* BEGIN *

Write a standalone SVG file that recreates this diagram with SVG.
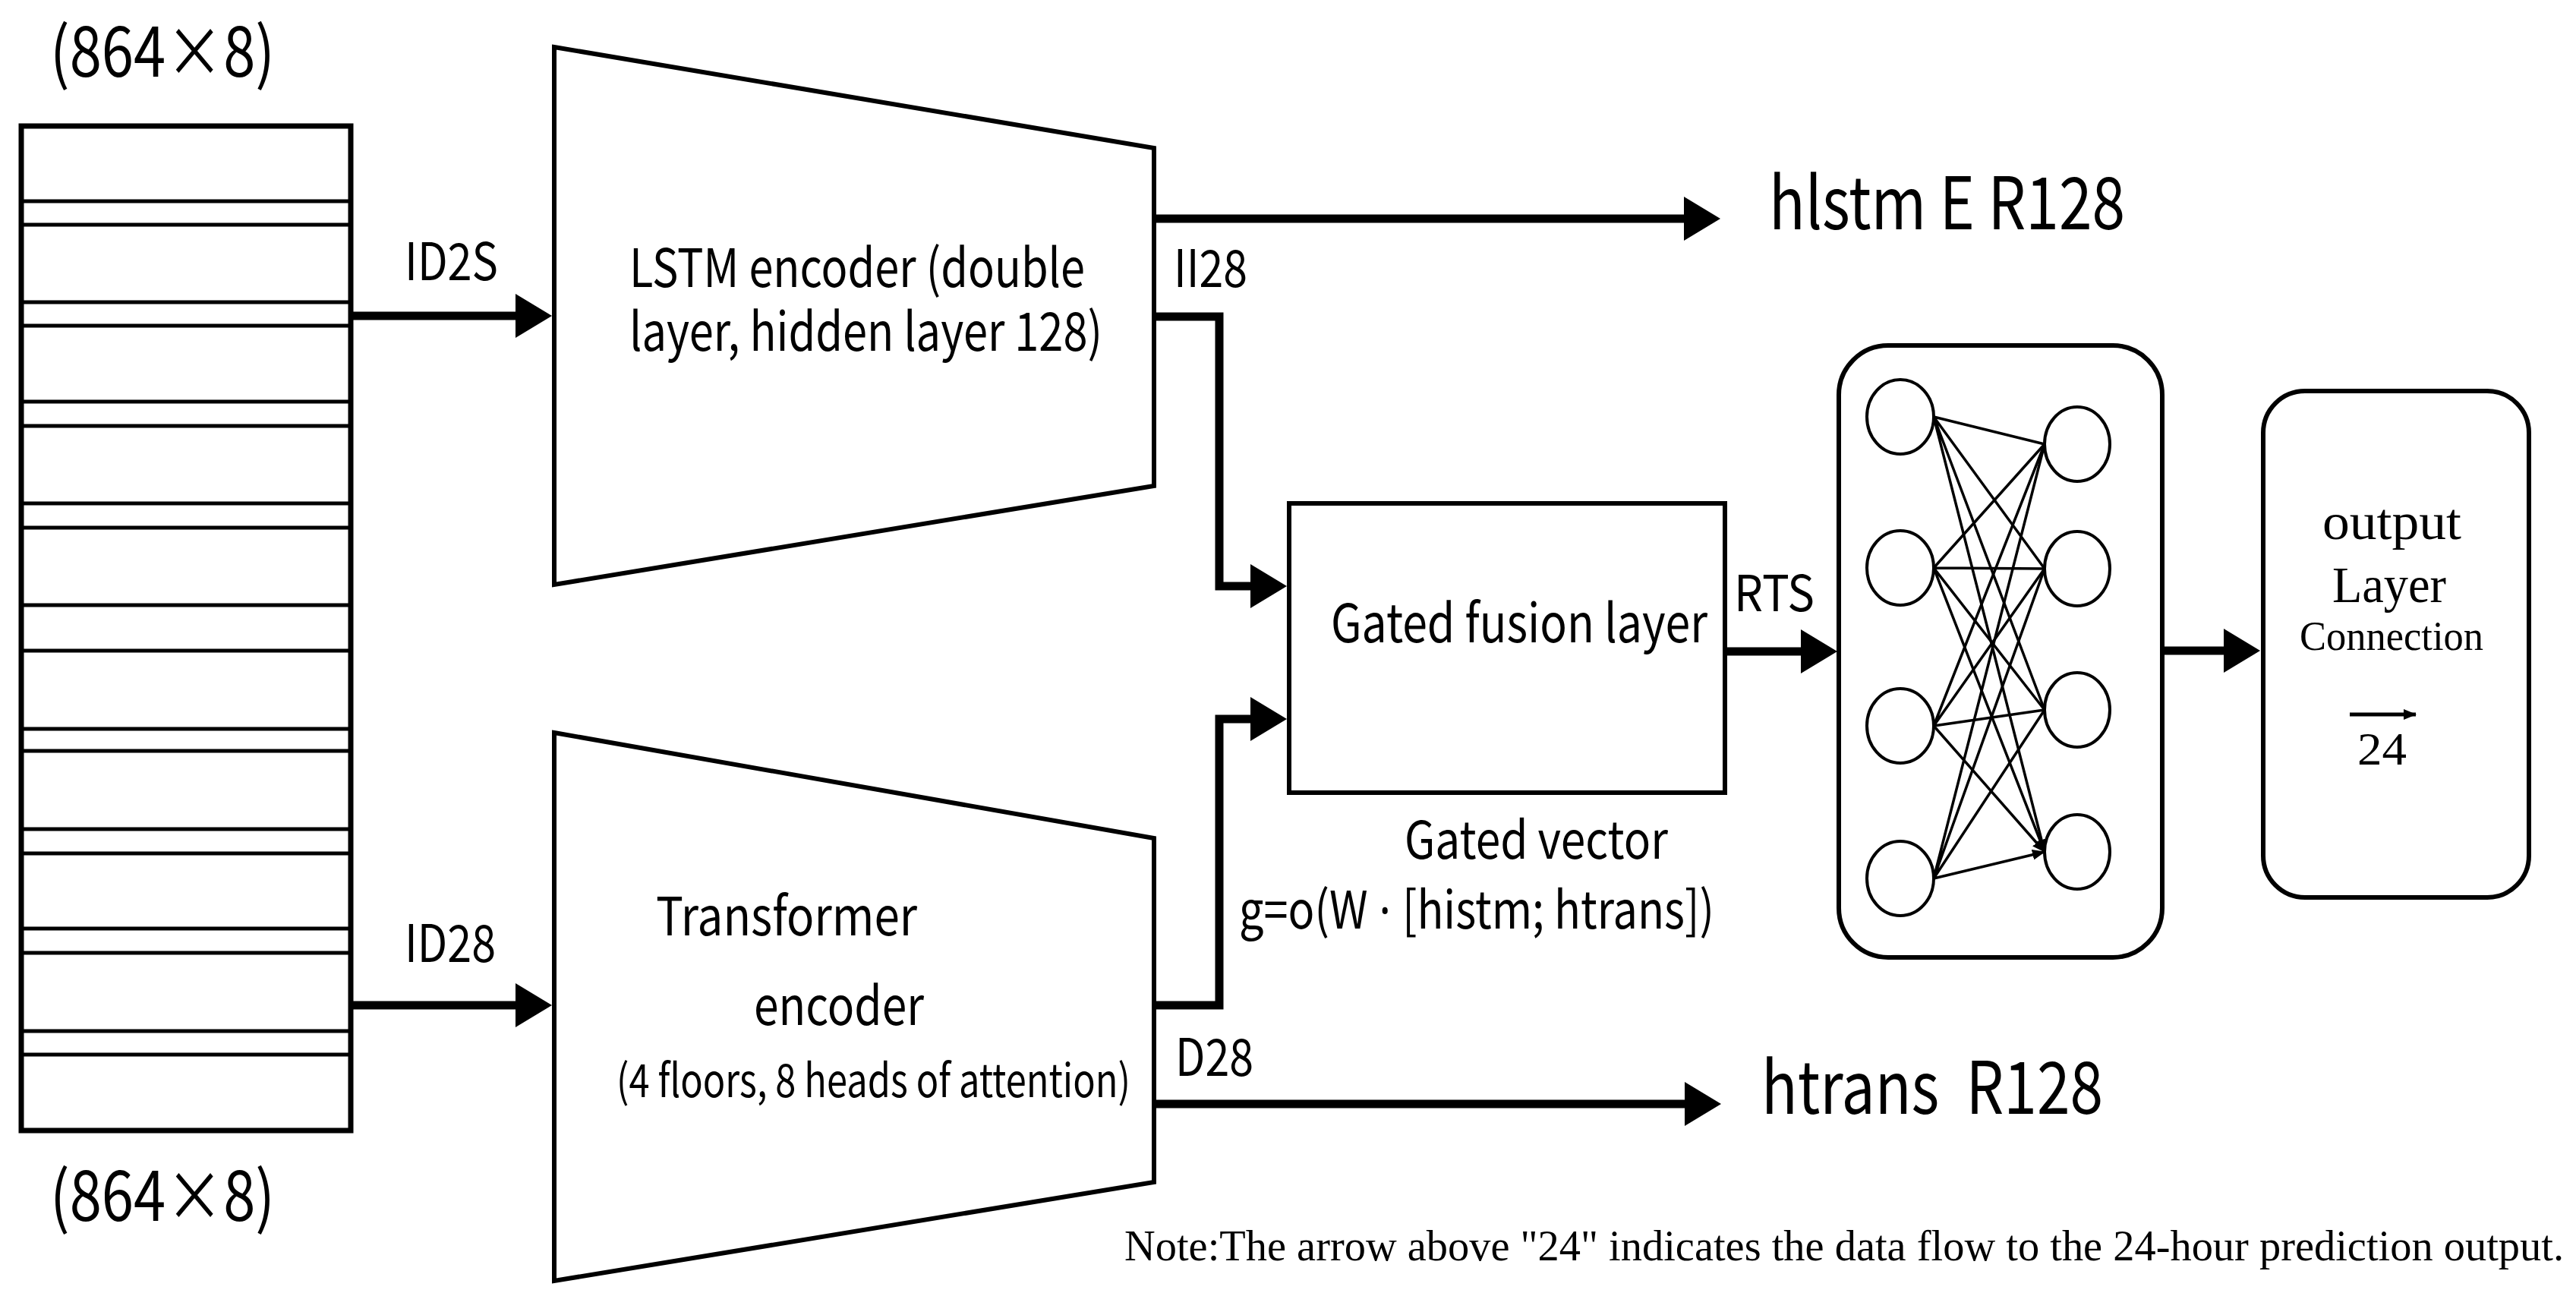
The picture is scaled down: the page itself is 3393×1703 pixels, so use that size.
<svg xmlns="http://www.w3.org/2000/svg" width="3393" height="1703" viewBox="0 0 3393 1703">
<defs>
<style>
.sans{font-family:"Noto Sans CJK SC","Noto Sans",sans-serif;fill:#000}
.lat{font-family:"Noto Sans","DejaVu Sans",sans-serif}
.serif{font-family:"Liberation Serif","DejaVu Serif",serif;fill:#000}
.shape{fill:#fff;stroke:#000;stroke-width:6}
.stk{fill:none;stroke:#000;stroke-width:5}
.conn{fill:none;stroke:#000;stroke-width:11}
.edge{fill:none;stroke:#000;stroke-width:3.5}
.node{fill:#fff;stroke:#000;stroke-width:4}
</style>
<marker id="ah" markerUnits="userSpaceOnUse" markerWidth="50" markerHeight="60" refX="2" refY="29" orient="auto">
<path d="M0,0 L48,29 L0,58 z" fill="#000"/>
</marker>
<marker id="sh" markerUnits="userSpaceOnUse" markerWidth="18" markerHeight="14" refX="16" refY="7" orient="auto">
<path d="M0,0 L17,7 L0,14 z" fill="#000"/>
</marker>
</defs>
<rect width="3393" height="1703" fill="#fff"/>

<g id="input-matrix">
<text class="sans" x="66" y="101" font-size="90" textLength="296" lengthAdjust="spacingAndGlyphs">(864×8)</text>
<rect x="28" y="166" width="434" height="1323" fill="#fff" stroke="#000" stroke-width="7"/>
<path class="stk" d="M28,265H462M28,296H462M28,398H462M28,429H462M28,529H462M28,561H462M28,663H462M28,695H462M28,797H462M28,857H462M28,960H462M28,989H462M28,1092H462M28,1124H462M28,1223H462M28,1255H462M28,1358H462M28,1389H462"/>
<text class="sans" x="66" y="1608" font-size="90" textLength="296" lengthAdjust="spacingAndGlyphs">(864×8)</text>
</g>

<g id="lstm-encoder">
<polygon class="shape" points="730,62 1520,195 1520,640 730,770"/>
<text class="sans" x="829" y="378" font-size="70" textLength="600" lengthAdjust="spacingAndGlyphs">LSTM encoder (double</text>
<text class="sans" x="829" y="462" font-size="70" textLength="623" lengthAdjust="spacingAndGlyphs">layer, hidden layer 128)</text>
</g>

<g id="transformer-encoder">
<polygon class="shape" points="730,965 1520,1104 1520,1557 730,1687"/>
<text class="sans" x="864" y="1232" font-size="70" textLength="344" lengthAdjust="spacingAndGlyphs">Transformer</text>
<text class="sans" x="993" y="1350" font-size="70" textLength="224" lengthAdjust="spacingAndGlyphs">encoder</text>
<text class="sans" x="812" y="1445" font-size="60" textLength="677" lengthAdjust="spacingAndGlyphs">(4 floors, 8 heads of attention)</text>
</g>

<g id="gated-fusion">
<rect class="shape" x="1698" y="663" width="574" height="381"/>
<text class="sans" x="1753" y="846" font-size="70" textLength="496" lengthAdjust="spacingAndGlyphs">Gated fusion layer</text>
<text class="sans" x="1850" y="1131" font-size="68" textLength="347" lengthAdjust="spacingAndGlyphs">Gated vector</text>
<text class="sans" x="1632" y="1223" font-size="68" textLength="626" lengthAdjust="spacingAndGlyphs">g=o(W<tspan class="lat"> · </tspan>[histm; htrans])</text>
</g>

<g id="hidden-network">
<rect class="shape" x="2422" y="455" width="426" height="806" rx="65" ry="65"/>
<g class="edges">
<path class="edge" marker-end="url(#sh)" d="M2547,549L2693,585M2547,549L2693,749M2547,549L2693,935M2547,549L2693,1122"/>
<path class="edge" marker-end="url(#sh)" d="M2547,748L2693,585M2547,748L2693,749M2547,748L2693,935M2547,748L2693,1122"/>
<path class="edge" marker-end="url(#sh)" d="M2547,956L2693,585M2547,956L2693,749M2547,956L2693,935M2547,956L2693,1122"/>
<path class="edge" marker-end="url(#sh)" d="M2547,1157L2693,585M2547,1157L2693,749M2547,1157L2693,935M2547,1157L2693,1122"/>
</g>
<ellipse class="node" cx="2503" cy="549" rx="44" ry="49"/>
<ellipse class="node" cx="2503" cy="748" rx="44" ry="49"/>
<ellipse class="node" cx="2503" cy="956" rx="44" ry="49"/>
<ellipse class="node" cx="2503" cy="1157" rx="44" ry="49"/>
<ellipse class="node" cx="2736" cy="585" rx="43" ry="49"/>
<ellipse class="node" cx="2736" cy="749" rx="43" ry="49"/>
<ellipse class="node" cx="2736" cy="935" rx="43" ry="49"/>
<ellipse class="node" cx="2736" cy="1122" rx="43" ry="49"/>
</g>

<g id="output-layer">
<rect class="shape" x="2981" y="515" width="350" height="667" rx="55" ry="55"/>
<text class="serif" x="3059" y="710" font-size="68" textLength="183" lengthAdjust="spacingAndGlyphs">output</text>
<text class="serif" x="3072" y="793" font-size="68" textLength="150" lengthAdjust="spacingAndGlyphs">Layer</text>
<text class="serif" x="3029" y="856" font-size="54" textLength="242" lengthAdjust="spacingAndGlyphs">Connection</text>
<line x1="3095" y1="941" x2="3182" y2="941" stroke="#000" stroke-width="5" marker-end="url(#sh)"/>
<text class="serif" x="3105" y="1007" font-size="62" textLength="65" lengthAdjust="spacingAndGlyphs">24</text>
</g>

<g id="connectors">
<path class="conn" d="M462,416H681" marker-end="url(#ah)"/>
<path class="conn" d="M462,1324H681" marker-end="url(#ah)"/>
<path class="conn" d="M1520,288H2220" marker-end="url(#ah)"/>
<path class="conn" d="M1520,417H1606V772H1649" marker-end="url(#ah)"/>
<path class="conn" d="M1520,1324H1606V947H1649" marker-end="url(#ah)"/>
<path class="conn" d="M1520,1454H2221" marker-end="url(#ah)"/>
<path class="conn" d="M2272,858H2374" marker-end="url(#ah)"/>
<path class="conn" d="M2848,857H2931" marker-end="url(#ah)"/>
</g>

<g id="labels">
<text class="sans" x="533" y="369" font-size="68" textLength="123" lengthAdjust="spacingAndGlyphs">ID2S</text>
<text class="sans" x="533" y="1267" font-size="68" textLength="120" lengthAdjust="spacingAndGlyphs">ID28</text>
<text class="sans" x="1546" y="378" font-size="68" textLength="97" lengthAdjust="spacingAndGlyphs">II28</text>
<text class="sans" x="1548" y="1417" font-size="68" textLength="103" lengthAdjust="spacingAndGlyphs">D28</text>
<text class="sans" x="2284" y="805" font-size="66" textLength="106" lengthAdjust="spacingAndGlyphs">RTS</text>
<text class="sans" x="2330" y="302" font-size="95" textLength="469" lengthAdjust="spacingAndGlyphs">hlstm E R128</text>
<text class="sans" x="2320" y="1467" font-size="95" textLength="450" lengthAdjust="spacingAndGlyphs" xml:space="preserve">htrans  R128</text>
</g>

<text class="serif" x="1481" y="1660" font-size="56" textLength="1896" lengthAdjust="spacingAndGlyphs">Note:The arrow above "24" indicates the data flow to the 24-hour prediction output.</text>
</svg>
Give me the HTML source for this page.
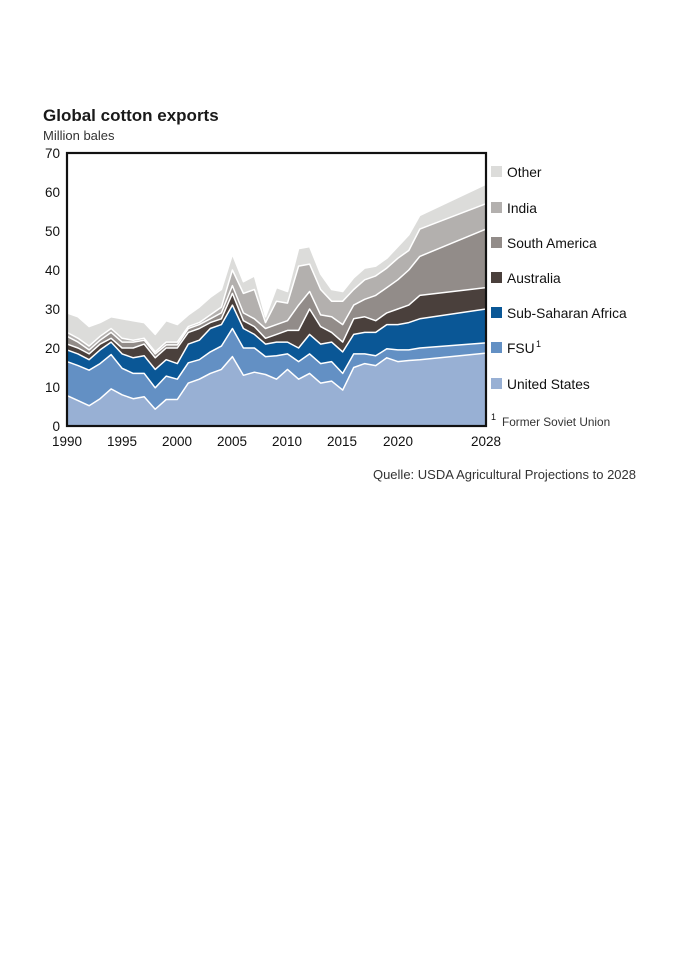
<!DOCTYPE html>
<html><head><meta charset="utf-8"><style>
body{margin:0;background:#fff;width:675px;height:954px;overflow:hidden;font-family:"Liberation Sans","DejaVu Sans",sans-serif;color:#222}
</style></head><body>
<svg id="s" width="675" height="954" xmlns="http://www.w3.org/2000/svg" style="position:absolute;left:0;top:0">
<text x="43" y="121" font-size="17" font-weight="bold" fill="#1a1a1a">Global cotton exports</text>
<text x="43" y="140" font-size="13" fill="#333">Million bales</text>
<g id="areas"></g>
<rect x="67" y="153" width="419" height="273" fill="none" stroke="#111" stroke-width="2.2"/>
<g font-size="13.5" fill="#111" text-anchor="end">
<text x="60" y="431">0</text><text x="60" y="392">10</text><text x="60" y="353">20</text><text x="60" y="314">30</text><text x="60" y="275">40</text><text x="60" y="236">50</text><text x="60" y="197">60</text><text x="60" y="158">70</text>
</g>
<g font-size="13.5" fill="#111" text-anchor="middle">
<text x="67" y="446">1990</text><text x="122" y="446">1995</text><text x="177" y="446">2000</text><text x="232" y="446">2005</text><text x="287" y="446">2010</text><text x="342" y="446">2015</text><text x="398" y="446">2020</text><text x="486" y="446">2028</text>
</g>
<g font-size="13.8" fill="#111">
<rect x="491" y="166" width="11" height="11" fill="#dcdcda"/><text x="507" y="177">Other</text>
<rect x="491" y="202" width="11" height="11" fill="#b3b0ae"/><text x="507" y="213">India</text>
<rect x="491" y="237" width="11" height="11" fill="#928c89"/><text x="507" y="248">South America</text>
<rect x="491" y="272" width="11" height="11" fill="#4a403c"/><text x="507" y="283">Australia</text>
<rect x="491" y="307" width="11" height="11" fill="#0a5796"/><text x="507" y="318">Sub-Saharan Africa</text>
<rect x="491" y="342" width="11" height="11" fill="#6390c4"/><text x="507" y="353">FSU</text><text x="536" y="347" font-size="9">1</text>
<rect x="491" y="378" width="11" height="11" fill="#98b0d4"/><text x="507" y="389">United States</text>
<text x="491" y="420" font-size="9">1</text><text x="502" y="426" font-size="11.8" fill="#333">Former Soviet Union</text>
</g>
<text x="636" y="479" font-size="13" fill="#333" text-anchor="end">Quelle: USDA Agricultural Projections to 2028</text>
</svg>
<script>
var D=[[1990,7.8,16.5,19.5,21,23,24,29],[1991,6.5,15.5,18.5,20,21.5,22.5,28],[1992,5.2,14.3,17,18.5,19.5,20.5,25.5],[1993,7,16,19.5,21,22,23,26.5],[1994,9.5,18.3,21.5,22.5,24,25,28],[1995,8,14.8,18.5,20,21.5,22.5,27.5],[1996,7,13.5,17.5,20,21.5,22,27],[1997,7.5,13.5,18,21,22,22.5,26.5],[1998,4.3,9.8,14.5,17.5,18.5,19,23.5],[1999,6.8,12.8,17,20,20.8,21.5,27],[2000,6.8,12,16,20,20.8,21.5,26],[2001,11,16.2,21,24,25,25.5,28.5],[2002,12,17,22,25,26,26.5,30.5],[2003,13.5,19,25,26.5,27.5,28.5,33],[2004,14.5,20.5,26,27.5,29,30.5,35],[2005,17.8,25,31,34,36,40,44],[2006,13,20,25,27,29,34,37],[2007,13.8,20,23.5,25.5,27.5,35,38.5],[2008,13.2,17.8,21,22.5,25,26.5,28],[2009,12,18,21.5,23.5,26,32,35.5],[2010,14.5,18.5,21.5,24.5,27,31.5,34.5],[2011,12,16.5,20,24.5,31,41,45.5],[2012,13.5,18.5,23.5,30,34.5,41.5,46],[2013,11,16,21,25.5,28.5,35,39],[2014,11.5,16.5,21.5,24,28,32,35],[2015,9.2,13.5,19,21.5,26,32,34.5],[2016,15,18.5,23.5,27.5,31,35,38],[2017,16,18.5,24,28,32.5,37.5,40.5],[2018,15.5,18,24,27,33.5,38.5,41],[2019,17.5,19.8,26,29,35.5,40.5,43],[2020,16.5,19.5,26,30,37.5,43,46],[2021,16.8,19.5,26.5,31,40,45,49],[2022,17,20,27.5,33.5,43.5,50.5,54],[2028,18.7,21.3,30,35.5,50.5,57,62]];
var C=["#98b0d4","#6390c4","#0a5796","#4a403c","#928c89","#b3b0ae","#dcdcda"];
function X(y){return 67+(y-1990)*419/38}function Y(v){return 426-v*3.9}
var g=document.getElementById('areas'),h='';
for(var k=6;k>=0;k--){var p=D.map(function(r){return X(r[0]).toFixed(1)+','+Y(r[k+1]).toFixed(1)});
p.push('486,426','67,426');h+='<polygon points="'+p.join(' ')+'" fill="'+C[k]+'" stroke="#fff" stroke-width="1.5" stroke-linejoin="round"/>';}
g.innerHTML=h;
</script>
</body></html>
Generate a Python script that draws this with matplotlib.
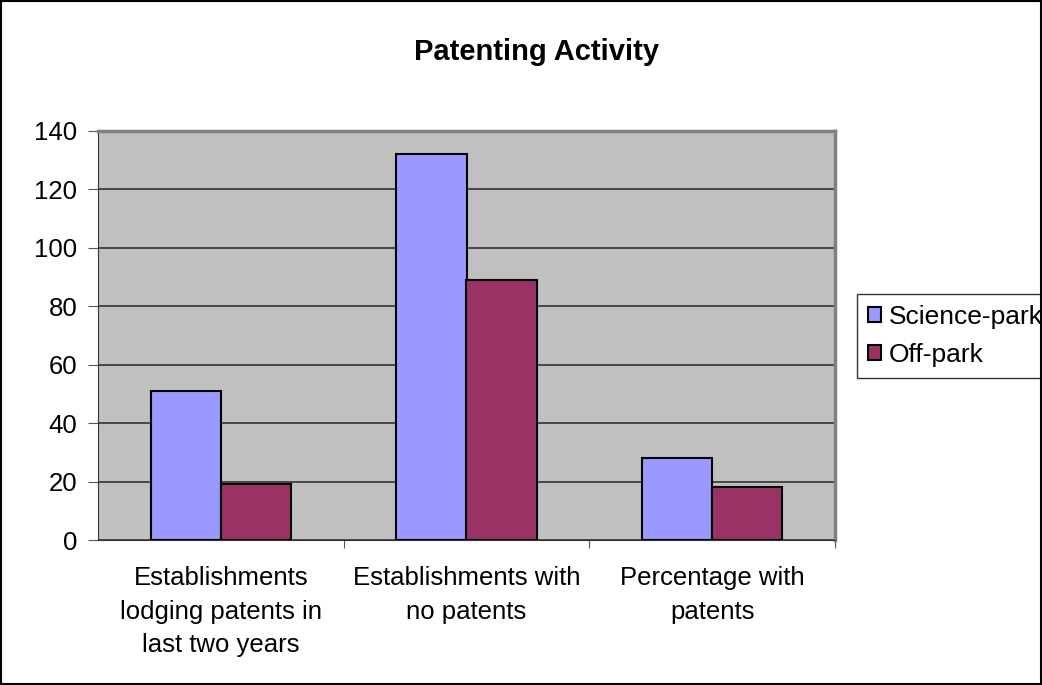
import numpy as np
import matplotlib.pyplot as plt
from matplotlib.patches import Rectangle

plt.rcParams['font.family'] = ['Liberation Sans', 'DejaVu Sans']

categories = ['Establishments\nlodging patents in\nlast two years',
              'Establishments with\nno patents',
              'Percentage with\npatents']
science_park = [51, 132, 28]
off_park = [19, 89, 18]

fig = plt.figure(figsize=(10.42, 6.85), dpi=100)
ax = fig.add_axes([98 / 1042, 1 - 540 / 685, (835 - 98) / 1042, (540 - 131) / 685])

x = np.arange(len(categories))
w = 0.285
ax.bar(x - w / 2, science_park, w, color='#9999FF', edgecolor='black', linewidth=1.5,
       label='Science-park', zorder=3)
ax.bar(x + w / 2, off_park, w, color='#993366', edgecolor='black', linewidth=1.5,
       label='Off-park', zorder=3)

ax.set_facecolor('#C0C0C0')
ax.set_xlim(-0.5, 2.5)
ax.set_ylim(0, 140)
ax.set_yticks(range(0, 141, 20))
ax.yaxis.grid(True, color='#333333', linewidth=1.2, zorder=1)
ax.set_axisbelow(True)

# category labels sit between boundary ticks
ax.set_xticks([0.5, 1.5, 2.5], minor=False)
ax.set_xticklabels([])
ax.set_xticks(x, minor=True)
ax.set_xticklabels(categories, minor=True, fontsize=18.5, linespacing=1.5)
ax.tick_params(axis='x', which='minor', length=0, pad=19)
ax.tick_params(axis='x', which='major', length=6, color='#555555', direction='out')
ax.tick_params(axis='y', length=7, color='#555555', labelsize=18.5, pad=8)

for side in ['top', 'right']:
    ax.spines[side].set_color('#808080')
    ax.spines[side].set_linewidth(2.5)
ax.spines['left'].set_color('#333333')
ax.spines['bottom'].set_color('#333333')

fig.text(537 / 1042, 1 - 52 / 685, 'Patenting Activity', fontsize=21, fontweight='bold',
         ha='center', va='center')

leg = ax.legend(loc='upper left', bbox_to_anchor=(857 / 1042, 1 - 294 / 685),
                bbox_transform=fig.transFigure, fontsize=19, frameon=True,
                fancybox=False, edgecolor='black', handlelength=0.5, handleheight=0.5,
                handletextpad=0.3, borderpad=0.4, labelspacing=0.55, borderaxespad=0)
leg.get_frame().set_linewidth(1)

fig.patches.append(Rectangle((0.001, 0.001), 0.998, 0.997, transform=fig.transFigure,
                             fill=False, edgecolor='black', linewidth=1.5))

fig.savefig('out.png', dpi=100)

* END *

> Short exercise
What lines above run from the one with "Generate a Python" to the one with "plt.rcParams['font.family'] = ['Liberation"? Give them again exactly, ends included, and leave the pictures out.

> Written answer
Generate a Python script that draws this with matplotlib.
import numpy as np
import matplotlib.pyplot as plt
from matplotlib.patches import Rectangle

plt.rcParams['font.family'] = ['Liberation Sans', 'DejaVu Sans']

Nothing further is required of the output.